Exercise details: Copy exactly the lines from the start of the material through the line with "40912, 41893, 42738];". Pictures stay out of the copy.

** Begin Data block **

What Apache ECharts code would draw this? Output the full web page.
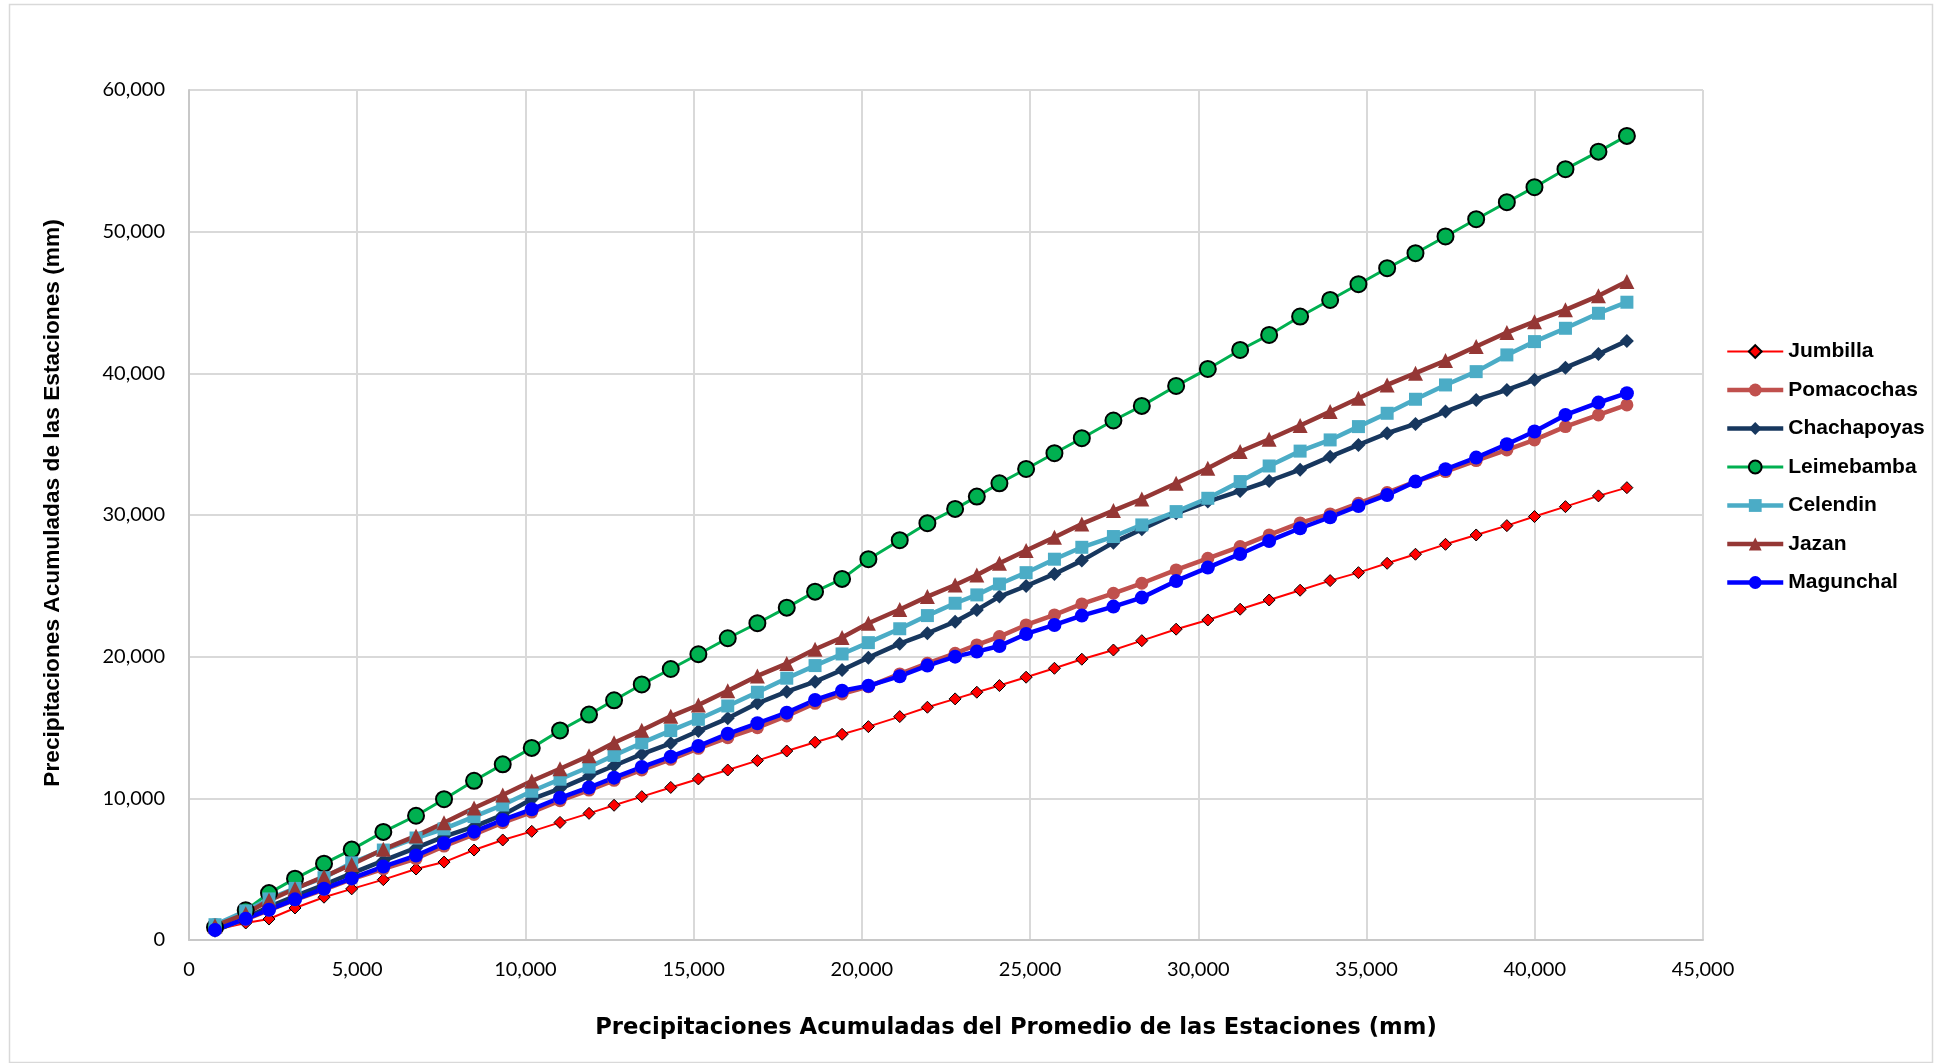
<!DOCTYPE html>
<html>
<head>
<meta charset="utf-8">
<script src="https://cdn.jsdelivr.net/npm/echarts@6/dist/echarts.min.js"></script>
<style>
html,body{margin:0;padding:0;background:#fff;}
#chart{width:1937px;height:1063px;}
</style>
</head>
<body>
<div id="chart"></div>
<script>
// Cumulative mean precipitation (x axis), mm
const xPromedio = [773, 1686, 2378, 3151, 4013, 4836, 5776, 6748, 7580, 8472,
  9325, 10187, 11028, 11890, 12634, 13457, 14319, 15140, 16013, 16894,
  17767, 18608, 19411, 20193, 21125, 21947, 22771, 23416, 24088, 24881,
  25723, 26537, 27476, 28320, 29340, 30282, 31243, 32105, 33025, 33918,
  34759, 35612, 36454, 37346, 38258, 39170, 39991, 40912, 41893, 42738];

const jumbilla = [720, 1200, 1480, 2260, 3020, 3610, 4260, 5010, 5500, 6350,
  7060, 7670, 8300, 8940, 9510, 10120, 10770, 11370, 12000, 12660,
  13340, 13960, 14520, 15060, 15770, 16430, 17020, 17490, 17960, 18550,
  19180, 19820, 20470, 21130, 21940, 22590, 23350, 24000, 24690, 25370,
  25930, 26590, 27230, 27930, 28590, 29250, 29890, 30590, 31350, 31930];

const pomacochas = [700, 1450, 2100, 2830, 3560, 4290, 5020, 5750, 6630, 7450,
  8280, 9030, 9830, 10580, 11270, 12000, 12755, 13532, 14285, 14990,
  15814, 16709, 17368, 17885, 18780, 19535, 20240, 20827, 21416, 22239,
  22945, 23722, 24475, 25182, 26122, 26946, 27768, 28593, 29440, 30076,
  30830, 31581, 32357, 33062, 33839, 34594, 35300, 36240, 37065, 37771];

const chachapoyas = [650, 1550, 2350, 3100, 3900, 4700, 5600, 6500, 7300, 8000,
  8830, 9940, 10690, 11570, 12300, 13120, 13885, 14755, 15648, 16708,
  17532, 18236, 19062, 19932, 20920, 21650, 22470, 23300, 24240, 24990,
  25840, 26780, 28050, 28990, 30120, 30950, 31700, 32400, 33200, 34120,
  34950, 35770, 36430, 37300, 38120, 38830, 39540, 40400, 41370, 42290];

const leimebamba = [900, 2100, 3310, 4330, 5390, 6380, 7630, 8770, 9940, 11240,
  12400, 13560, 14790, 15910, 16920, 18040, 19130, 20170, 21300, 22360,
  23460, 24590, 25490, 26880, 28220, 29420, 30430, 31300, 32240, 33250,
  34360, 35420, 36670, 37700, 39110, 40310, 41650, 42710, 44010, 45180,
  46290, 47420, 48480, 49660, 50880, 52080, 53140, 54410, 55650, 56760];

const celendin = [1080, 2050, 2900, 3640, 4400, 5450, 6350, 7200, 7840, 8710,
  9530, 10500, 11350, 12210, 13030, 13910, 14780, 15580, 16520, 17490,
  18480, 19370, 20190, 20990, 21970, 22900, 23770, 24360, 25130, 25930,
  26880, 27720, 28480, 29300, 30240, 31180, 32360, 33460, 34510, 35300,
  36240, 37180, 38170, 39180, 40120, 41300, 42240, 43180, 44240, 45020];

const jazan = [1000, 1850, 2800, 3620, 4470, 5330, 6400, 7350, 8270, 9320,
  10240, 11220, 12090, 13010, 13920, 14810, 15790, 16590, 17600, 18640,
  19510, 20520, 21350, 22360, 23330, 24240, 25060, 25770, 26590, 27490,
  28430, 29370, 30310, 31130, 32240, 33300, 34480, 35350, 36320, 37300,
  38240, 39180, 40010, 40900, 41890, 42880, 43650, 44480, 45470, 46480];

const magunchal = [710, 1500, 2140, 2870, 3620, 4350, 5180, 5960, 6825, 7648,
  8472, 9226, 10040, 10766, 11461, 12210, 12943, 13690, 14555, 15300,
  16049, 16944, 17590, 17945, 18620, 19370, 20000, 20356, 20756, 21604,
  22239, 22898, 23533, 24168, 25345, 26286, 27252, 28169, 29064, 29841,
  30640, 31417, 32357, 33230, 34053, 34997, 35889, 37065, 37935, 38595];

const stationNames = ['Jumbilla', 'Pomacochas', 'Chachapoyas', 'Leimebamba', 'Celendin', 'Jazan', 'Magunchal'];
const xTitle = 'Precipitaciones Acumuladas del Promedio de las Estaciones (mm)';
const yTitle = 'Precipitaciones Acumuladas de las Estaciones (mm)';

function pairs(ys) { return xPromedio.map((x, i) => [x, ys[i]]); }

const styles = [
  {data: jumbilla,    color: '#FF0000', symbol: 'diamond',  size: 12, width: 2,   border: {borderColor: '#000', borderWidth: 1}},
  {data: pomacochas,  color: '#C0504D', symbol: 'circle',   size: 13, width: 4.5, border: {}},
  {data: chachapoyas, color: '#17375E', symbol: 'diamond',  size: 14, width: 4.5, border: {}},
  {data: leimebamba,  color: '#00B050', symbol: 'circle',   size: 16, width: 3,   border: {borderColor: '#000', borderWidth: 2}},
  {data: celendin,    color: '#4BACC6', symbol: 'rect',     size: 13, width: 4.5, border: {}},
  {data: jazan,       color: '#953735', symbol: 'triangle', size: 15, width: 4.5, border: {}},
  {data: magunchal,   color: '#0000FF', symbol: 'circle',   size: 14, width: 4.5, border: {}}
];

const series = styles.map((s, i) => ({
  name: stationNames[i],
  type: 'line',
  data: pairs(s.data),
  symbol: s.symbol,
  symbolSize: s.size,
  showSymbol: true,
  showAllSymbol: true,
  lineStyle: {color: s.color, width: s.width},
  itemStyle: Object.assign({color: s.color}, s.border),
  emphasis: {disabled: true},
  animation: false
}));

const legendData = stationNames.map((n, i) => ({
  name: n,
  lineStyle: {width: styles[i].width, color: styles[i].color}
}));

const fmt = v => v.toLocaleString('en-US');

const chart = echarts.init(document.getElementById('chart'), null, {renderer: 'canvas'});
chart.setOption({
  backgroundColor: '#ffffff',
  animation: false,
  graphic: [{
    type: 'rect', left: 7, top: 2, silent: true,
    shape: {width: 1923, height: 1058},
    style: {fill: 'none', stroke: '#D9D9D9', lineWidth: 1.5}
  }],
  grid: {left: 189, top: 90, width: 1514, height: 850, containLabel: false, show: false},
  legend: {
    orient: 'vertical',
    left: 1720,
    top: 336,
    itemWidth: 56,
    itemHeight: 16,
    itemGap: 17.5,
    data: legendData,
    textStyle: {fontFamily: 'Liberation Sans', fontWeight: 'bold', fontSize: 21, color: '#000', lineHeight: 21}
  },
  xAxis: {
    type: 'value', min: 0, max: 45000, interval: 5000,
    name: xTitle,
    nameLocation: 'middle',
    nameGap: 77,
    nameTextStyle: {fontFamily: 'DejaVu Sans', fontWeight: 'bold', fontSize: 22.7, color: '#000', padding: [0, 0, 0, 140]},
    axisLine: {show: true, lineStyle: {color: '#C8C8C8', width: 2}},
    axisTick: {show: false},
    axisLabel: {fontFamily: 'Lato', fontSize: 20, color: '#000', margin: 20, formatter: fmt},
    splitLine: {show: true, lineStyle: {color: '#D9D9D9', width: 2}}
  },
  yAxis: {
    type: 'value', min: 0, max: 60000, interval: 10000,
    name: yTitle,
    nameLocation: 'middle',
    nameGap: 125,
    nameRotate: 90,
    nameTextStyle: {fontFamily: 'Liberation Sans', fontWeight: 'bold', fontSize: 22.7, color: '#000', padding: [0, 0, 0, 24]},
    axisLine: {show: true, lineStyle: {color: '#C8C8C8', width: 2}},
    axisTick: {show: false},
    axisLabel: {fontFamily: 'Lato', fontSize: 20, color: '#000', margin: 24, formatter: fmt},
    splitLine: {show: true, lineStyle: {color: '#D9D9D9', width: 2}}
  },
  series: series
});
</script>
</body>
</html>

** End Data block **

Result for this exercise:
What Apache ECharts code would draw this? Output the full web page.
<!DOCTYPE html>
<html>
<head>
<meta charset="utf-8">
<script src="https://cdn.jsdelivr.net/npm/echarts@6/dist/echarts.min.js"></script>
<style>
html,body{margin:0;padding:0;background:#fff;}
#chart{width:1937px;height:1063px;}
</style>
</head>
<body>
<div id="chart"></div>
<script>
// Cumulative mean precipitation (x axis), mm
const xPromedio = [773, 1686, 2378, 3151, 4013, 4836, 5776, 6748, 7580, 8472,
  9325, 10187, 11028, 11890, 12634, 13457, 14319, 15140, 16013, 16894,
  17767, 18608, 19411, 20193, 21125, 21947, 22771, 23416, 24088, 24881,
  25723, 26537, 27476, 28320, 29340, 30282, 31243, 32105, 33025, 33918,
  34759, 35612, 36454, 37346, 38258, 39170, 39991, 40912, 41893, 42738];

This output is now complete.